1. Signed, Sealed, Delivered I’m Yours- This is what happens when you write a song with yo’ Mama. Stevie’s Mom, Lula Mae Hardaway, contributed the title after hearing the melody. Stevie delivers this self addressed, stamped hit with a heavy focus on drums and a deceptively simple vocal. This is Stevie at his most vocally sadistic; when he covered it, Elton John said he had to squeeze his balls to sing the high notes! Released the same year I was, 1970. (Great things came from that year.) I realized Signed et al. had replaced As on the top of my list after I saw Crooklyn. Spike Lee uses it in a montage that made me nostalgic for the days when  I used to dance in front of my TV while watching Soul Train. This was Stevie’s first Grammy nomination, [Ed. note: it was his fourth, actually] which he lost to the only clean song Clarence Carter ever sang, Patches. Nasty ol’ blind men fighting over Grammys! This is the perfect place to stop.

Next time: Stevie gets mad, gets religion, and gets shit done.

9 comments:

Steven Boone said...

A trillion words have been written about Stevie, but leave it to you to find something new and personal to say about that nasty ol' blind man.

Never knew the title of "As." "Always" is what I assumed it be. Even "Until" would've been better.

The way you write about some of his stealth-freaky songs, he could have recycled that weird title by adding another "s."

"I was wrong about it being a mistake, though. Stevie does indeed say “sumptin" in that lyric, because whatever was in that chick’s love had transcended the boundaries of proper spelling and come back Black and Ebonic."

^There was a girl whose love made me about as eloquent as Leon Spinx doing a post-fight interview, so I appreciate that one, bruh.

odienator said...

"I ain't got no money! I ain't got no teefus!" -Richard Pryor doing Leon Spinks in Live on Sunset Strip

Good ass can make you temporarily illiterate! Stevie knows this.

I always thought "As" was called "Always." I think Stevie meant to call it "Ass," but the guy doing the album cover misheard him.

Steven Boone said...

Only reason he pronounced it as "As" was cuz he wanted it spelled with two z's. His genius was decades ahead of Dirty South rappers.

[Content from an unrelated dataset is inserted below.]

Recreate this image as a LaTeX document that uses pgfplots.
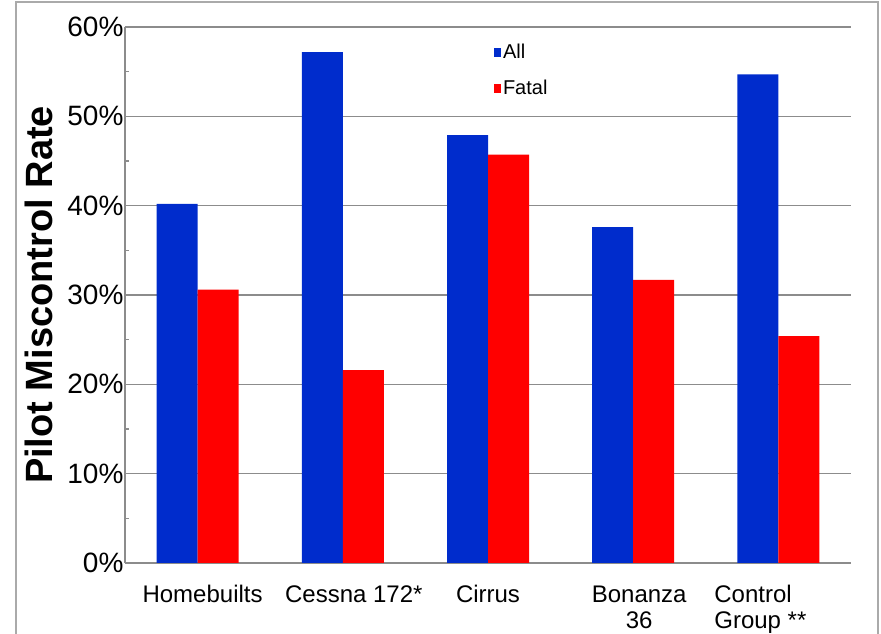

I'ma add that to Wikipedia and see what happens.

odienator said...

I saw a picture of Stevie, and for a second I thought it was L'il Jon! So he may be the true father of Dirty South rap after all!

Steven Boone said...

Think about it, maaan. Little Stevie. Lil Jon. Lil Wayne. Lil Bow Wow. Musically speaking, it's a case uv duminishin ruhtearns... http://en.wikipedia.org/wiki/Lil

miscelenious said...

Odie on Stevie! This made me too ecstatic to even quibble about "As" coming in as runner-up. Then ya had to unearth Leon Spinks. I got yanked back to my late 70's St. Louis childhood so hard I called my mom and begged her to buy me some short shorts and roller skates.

Unknown said...

I've been trying to find a song of his, title I don't know. It was rarely played, has a great saxophone solo refrain in it, it's a sad song, something about "I try to tell myself I'm better off without you" "my heart upon the shelf" and to "go on another day", or words to that effect. I can't seem to find it and I'm not the only one looking for it.

Unknown said...

Does anyone know the title of a song of his, a sad song with a great saxophone solo refrain? It's rarely played but contains lyrics on the order of "I try to tell myself, I'm better off without you", "heart upon the shelf" and "go on another day" or words to that effect.

odienator said...

Unknown, I'm not sure about that one, but I'm on the case.